We are not saying you should never invest in mutual funds. There are good reasons to hold mutual funds in certain accounts, and they are responsible for helping millions of investors reach their goals.

There are some solid managers out there, but the latest (mid-2017) Standard and Poor’s annual SPIVA report (S&P Indices Versus Active) paints a legitimately grim picture for Wall Street’s active managers’ ability to beat their benchmarks.

The report analyzes actively managed mutual fund managers’ performance in the following categories:

~S&P 600 Small Cap Index (small-cap U.S. stocks)
~S&P 400 Mid-Cap Index (mid-cap U.S stocks)
~S&P 500 Large Cap Index (large-cap U.S. stocks)

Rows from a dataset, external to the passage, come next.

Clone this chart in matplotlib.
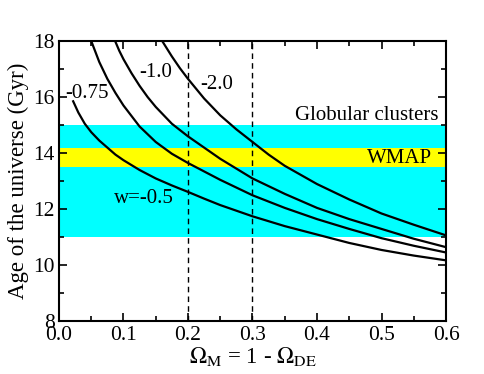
import matplotlib
matplotlib.use('Agg')
import matplotlib.pyplot as plt
from matplotlib.ticker import MultipleLocator

plt.rcParams['font.family'] = ['Liberation Serif', 'DejaVu Serif']
plt.rcParams['mathtext.fontset'] = 'stix'

# ages (Gyr) for each equation of state w
om_w05 = [0.022, 0.03, 0.04, 0.05, 0.0625, 0.075, 0.0875, 0.1, 0.125, 0.15, 0.175, 0.2,
          0.225, 0.25, 0.275, 0.3, 0.35, 0.4, 0.45, 0.5, 0.55, 0.6]
age_w05 = [15.85, 15.45, 15.05, 14.75, 14.45, 14.2, 13.95, 13.75, 13.4, 13.1, 12.85, 12.62,
           12.38, 12.15, 11.95, 11.75, 11.4, 11.1, 10.8, 10.55, 10.35, 10.18]

om_w075 = [0.05, 0.0625, 0.075, 0.0875, 0.1, 0.125, 0.15, 0.175, 0.2, 0.25, 0.3, 0.35,
           0.4, 0.45, 0.5, 0.55, 0.6]
age_w075 = [18.0, 17.25, 16.65, 16.15, 15.7, 14.95, 14.4, 13.98, 13.65, 13.05, 12.5, 12.05,
            11.65, 11.3, 10.97, 10.7, 10.46]

om_w10 = [0.087, 0.0935, 0.1, 0.1125, 0.125, 0.1375, 0.15, 0.175, 0.2, 0.25, 0.3, 0.35,
          0.4, 0.45, 0.5, 0.55, 0.6]
age_w10 = [18.0, 17.65, 17.35, 16.85, 16.4, 16.0, 15.65, 15.05, 14.6, 13.8, 13.1, 12.55,
           12.05, 11.65, 11.3, 10.95, 10.65]

om_w20 = [0.16, 0.175, 0.1875, 0.2, 0.225, 0.25, 0.275, 0.3, 0.325, 0.35, 0.4, 0.45, 0.5,
          0.55, 0.6]
age_w20 = [18.0, 17.45, 17.03, 16.65, 15.95, 15.35, 14.85, 14.4, 13.95, 13.55, 12.9, 12.35,
           11.85, 11.45, 11.07]

gc_band = (11.0, 15.0)
wmap_band = (13.5, 14.2)
om_lines = [0.2, 0.3]

fig = plt.figure(figsize=(4.85, 3.74), dpi=100)
ax = fig.add_axes([0.1216, 0.1404, 0.7980, 0.7500])

ax.axhspan(gc_band[0], gc_band[1], color='#00ffff', lw=0, zorder=0)
ax.axhspan(wmap_band[0], wmap_band[1], color='#ffff00', lw=0, zorder=1)

for x in om_lines:
    ax.axvline(x, color='black', ls=(0, (4, 3)), lw=1.0, zorder=2)

for om, age in [(om_w05, age_w05), (om_w075, age_w075), (om_w10, age_w10), (om_w20, age_w20)]:
    ax.plot(om, age, color='black', lw=1.6, zorder=3, solid_joinstyle='round')

fs = 15
ax.text(0.589, 15.36, 'Globular clusters', ha='right', va='center', fontsize=fs)
ax.text(0.579, 13.82, 'WMAP', ha='right', va='center', fontsize=fs)
ax.text(0.131, 12.39, 'w=-0.5', ha='center', va='center', fontsize=fs)
ax.text(0.044, 16.14, '-0.75', ha='center', va='center', fontsize=fs)
ax.text(0.150, 16.86, '-1.0', ha='center', va='center', fontsize=fs)
ax.text(0.244, 16.44, '-2.0', ha='center', va='center', fontsize=fs)

ax.set_xlim(0, 0.6)
ax.set_ylim(8, 18)
ax.xaxis.set_major_locator(MultipleLocator(0.1))
ax.xaxis.set_minor_locator(MultipleLocator(0.05))
ax.yaxis.set_major_locator(MultipleLocator(2))
ax.yaxis.set_minor_locator(MultipleLocator(1))
ax.tick_params(which='both', direction='in', top=True, right=True, labelsize=15.5, width=1.2)
ax.tick_params(which='major', length=6, pad=3)
ax.tick_params(which='minor', length=3.5)
for s in ax.spines.values():
    s.set_linewidth(1.5)

ax.set_xlabel(r'$\Omega_{\rm M}$ = 1 - $\Omega_{\rm DE}$', fontsize=16.5, labelpad=0)
ax.set_ylabel('Age of the universe (Gyr)', fontsize=16.5, labelpad=3)

fig.savefig('out.png', dpi=100)
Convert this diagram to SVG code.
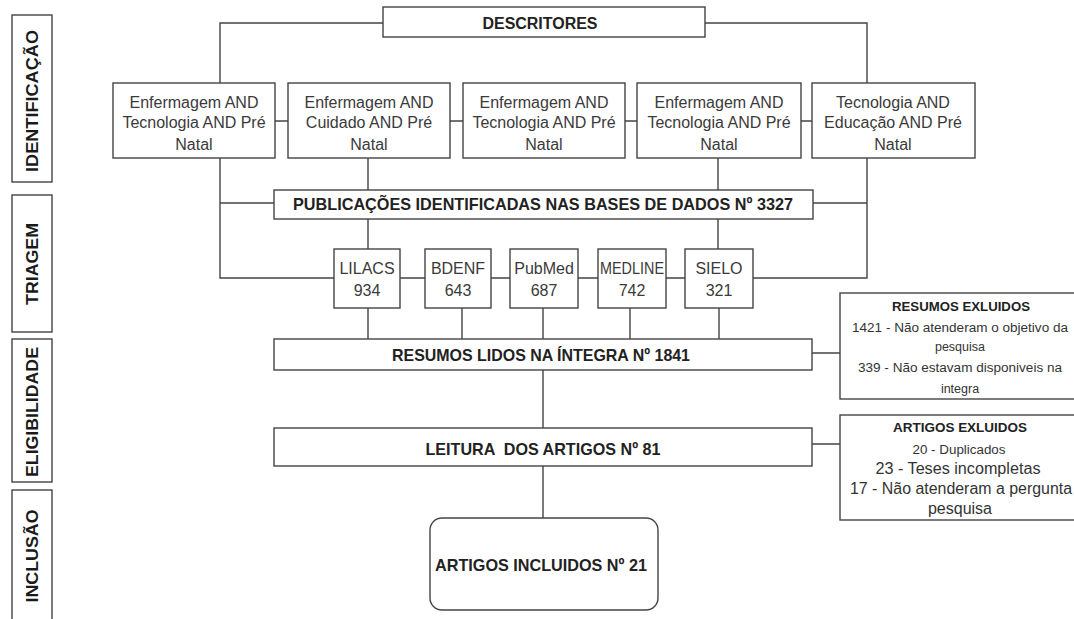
<svg xmlns="http://www.w3.org/2000/svg" width="1074" height="619" viewBox="0 0 1074 619">
<style>
.box{fill:#fff;stroke:#444;stroke-width:1.4}
.ln{fill:none;stroke:#444;stroke-width:1.4}
.t{font-family:"Liberation Sans",Arial,sans-serif;font-size:16px;fill:#3a3a3a;text-anchor:middle}
.b{font-family:"Liberation Sans",Arial,sans-serif;font-weight:bold;fill:#222;text-anchor:middle}
.ph{font-family:"Liberation Sans",Arial,sans-serif;font-weight:bold;font-size:17px;fill:#1a1a1a;text-anchor:middle}
.s{font-family:"Liberation Sans",Arial,sans-serif;fill:#333;text-anchor:middle}
</style>
<rect width="1074" height="619" fill="#fff"/>
<g id="phases">
<g id="ph-ident"><rect class="box" x="12" y="15" width="40" height="167"/><text class="ph" transform="translate(38,101) rotate(-90)" textLength="142" lengthAdjust="spacingAndGlyphs">IDENTIFICAÇÃO</text></g>
<g id="ph-triagem"><rect class="box" x="12" y="195" width="40" height="137"/><text class="ph" transform="translate(38,264) rotate(-90)" textLength="82" lengthAdjust="spacingAndGlyphs">TRIAGEM</text></g>
<g id="ph-eleg"><rect class="box" x="12" y="339" width="40" height="143"/><text class="ph" transform="translate(38,412) rotate(-90)" textLength="130" lengthAdjust="spacingAndGlyphs">ELIGIBILIDADE</text></g>
<g id="ph-incl"><rect class="box" x="12" y="490" width="40" height="140"/><text class="ph" transform="translate(38,556) rotate(-90)" textLength="93" lengthAdjust="spacingAndGlyphs">INCLUSÃO</text></g>
</g>
<g id="connectors">
<path class="ln" d="M383 23 H220 V83 M705 23 H867 V83"/>
<path class="ln" d="M275 121 H288 M450 121 H463 M625 121 H637 M801 121 H812"/>
<path class="ln" d="M220 158 V278 H334 M867 158 V278 H753"/>
<path class="ln" d="M220 203 H274 M867 203 H813"/>
<path class="ln" d="M368 158 V190 M718 158 V190"/>
<path class="ln" d="M368 219 V249 M718 219 V249"/>
<path class="ln" d="M400 278 H425 M491 278 H510 M578 278 H598 M666 278 H685"/>
<path class="ln" d="M368 308 V339 M462 308 V339 M543 308 V339 M630 308 V339 M719 308 V339"/>
<path class="ln" d="M543 370 V428 M543 466 V518"/>
<path class="ln" d="M812 353 H840 M812 444 H840"/>
</g>
<g id="descritores"><rect class="box" x="383" y="7" width="322" height="30"/><text class="b" x="540" y="29" font-size="16" textLength="115" lengthAdjust="spacingAndGlyphs">DESCRITORES</text></g>
<g id="d1"><rect class="box" x="113" y="83" width="162" height="75"/><text class="t" x="194" y="107.5">Enfermagem AND</text><text class="t" x="194" y="128">Tecnologia AND Pré</text><text class="t" x="194" y="149.5">Natal</text></g>
<g id="d2"><rect class="box" x="288" y="83" width="162" height="75"/><text class="t" x="369" y="107.5">Enfermagem AND</text><text class="t" x="369" y="128">Cuidado AND Pré</text><text class="t" x="369" y="149.5">Natal</text></g>
<g id="d3"><rect class="box" x="463" y="83" width="162" height="75"/><text class="t" x="544" y="107.5">Enfermagem AND</text><text class="t" x="544" y="128">Tecnologia AND Pré</text><text class="t" x="544" y="149.5">Natal</text></g>
<g id="d4"><rect class="box" x="637" y="83" width="164" height="75"/><text class="t" x="719" y="107.5">Enfermagem AND</text><text class="t" x="719" y="128">Tecnologia AND Pré</text><text class="t" x="719" y="149.5">Natal</text></g>
<g id="d5"><rect class="box" x="812" y="83" width="163" height="75"/><text class="t" x="893" y="107.5">Tecnologia AND</text><text class="t" x="893" y="128">Educação AND Pré</text><text class="t" x="893" y="149.5">Natal</text></g>
<g id="publicacoes"><rect class="box" x="274" y="190" width="539" height="29"/><text class="b" x="543" y="210" font-size="17" textLength="500" lengthAdjust="spacingAndGlyphs">PUBLICAÇÕES IDENTIFICADAS NAS BASES DE DADOS Nº 3327</text></g>
<g id="lilacs"><rect class="box" x="334" y="249" width="66" height="59"/><text class="t" x="367" y="274">LILACS</text><text class="t" x="367" y="296">934</text></g>
<g id="bdenf"><rect class="box" x="425" y="249" width="66" height="59"/><text class="t" x="458" y="274">BDENF</text><text class="t" x="458" y="296">643</text></g>
<g id="pubmed"><rect class="box" x="510" y="249" width="68" height="59"/><text class="t" x="544" y="274">PubMed</text><text class="t" x="544" y="296">687</text></g>
<g id="medline"><rect class="box" x="598" y="249" width="68" height="59"/><text class="t" x="632" y="274" textLength="64" lengthAdjust="spacingAndGlyphs">MEDLINE</text><text class="t" x="632" y="296">742</text></g>
<g id="sielo"><rect class="box" x="685" y="249" width="68" height="59"/><text class="t" x="719" y="274">SIELO</text><text class="t" x="719" y="296">321</text></g>
<g id="resumos"><rect class="box" x="274" y="339" width="538" height="31"/><text class="b" x="541" y="361" font-size="17" textLength="298" lengthAdjust="spacingAndGlyphs">RESUMOS LIDOS NA ÍNTEGRA Nº 1841</text></g>
<g id="resumos-excl"><rect class="box" x="840" y="293" width="245" height="106"/><text class="b" x="961" y="311" font-size="12" textLength="138" lengthAdjust="spacingAndGlyphs">RESUMOS EXLUIDOS</text><text class="s" x="960" y="332" font-size="12.5" textLength="216" lengthAdjust="spacingAndGlyphs">1421 - Não atenderam o objetivo da</text><text class="s" x="960" y="351" font-size="12.5">pesquisa</text><text class="s" x="960" y="372" font-size="12.5" textLength="204" lengthAdjust="spacingAndGlyphs">339 - Não estavam disponiveis na</text><text class="s" x="960" y="393" font-size="12.5">integra</text></g>
<g id="leitura"><rect class="box" x="274" y="428" width="538" height="38"/><text class="b" x="543" y="455" font-size="17" textLength="235" lengthAdjust="spacingAndGlyphs" style="white-space:pre">LEITURA  DOS ARTIGOS Nº 81</text></g>
<g id="artigos-excl"><rect class="box" x="840" y="415" width="245" height="105"/><text class="b" x="960" y="432" font-size="12" textLength="134" lengthAdjust="spacingAndGlyphs">ARTIGOS EXLUIDOS</text><text class="s" x="959" y="454" font-size="12.5" textLength="93" lengthAdjust="spacingAndGlyphs">20 - Duplicados</text><text class="s" x="958" y="474" font-size="16" textLength="165" lengthAdjust="spacingAndGlyphs">23 - Teses incompletas</text><text class="s" x="961" y="494" font-size="16" textLength="222" lengthAdjust="spacingAndGlyphs">17 - Não atenderam a pergunta</text><text class="s" x="960" y="514" font-size="16">pesquisa</text></g>
<g id="incluidos"><rect class="box" x="430" y="518" width="228" height="92" rx="12"/><text class="b" x="541" y="571" font-size="17" textLength="212" lengthAdjust="spacingAndGlyphs">ARTIGOS INCLUIDOS Nº 21</text></g>
</svg>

While the 1-, 3-, 5- and 10-year periods are nothing to write home about, the long term holding period of fifteen years is the most eye-popping. Why? Because mutual fund peddlers will always tell you that you only invest in funds for the long term. Why? Because it gives your investment the appropriate time to generate positive returns, capturing more “bull cycles,” AND it give the investor time to recoup some of the hefty commissions paid on the front end.

Well, over this long term fifteen year period, from July 1 2002 through June 30 2017, only 6.82% of large-cap managers, 5.60% of mid-cap managers, and 5.57% of small-cap managers outperformed their respective index.

Roughly speaking, then, about 94% of active managers did not beat their passive, unmanaged indices.

WealthKeep is a strong proponents of passive versus active management, and we cannot add more emphasis than what SPIVA has provided us.